Ao escolher Leão como nome, Prevost se posiciona num campo de batalha maior do que as disputas internas da Igreja: enfrenta um mundo onde globalismo, materialismo e relativismo corroem as bases da civilização cristã. Um mundo cada vez mais hostil à fé, onde a maçonaria e as elites transnacionais – denunciadas explicitamente por Leão XIII – continuam a operar sob novas máscaras. Há quem veja, nesse gesto, uma tentativa de restaurar a autoridade moral da Igreja, desafiando os poderes visíveis e invisíveis que tentam capturá-la.

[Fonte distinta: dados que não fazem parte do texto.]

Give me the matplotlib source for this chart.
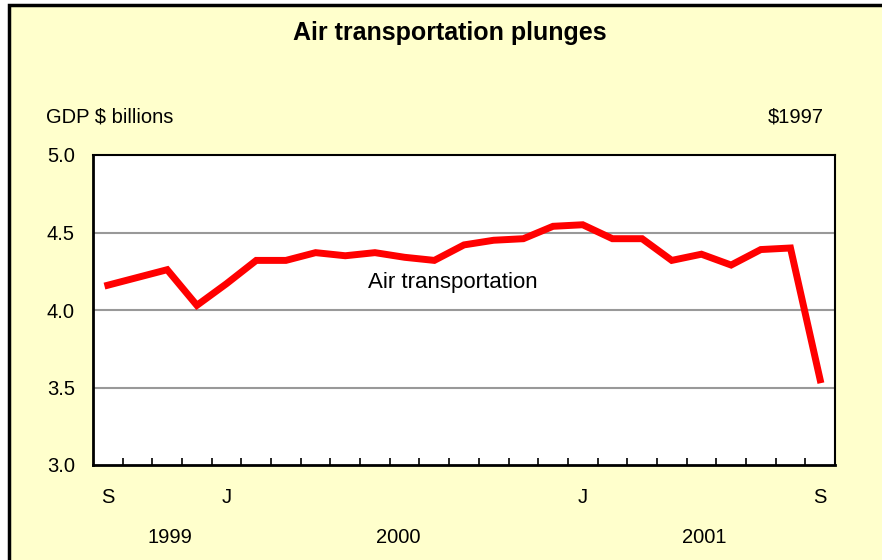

Sua eleição foi recebida com inquietação nos círculos progressistas, que apostavam em Tagle ou Zuppi para ampliar as reformas de Francisco. Mas também gerou um suspiro de esperança entre os conservadores, que enxergam no novo Papa um possível defensor da liturgia, da doutrina moral e da verdade não negociável. O desafio será imenso: equilibrar uma Igreja fragmentada, resistir às pressões de dentro e de fora, enfrentar a crise vocacional no Ocidente e as perseguições crescentes no Oriente. E mais: resgatar a fé dos fiéis, em um mundo cada vez mais entregue ao niilismo e ao hedonismo.

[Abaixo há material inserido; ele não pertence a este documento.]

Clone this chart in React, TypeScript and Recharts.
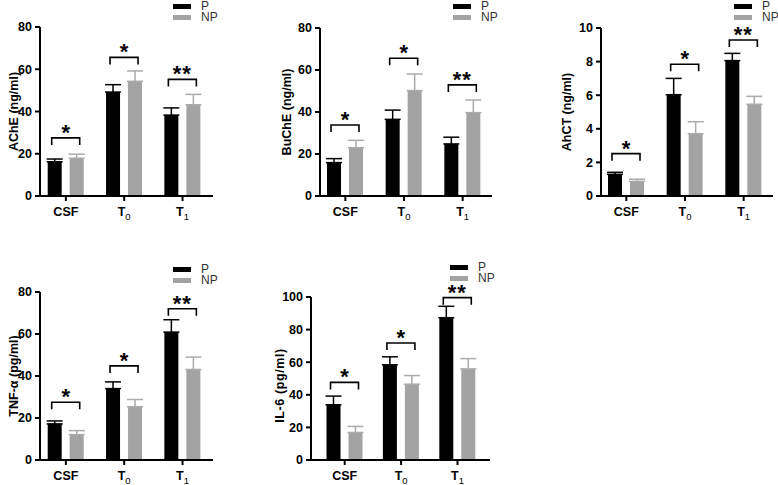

Sob o olhar atento da gaivota pousada na chaminé da Capela Sistina, a fumaça branca anunciou mais que um novo Papa: anunciou o retorno de uma memória, de um nome que carrega consigo ecos de batalhas antigas, advertências esquecidas e promessas de lutas futuras. Leão XIV não é apenas uma figura de transição, é o sinal de que a Igreja, mesmo cansada e ferida, ainda guarda guerreiros prontos para enfrentar os gigantes invisíveis deste século. E talvez – para surpresa dos que não apostavam nele – seja exatamente o Papa que o mundo não esperava, mas que a Igreja tanto precisava.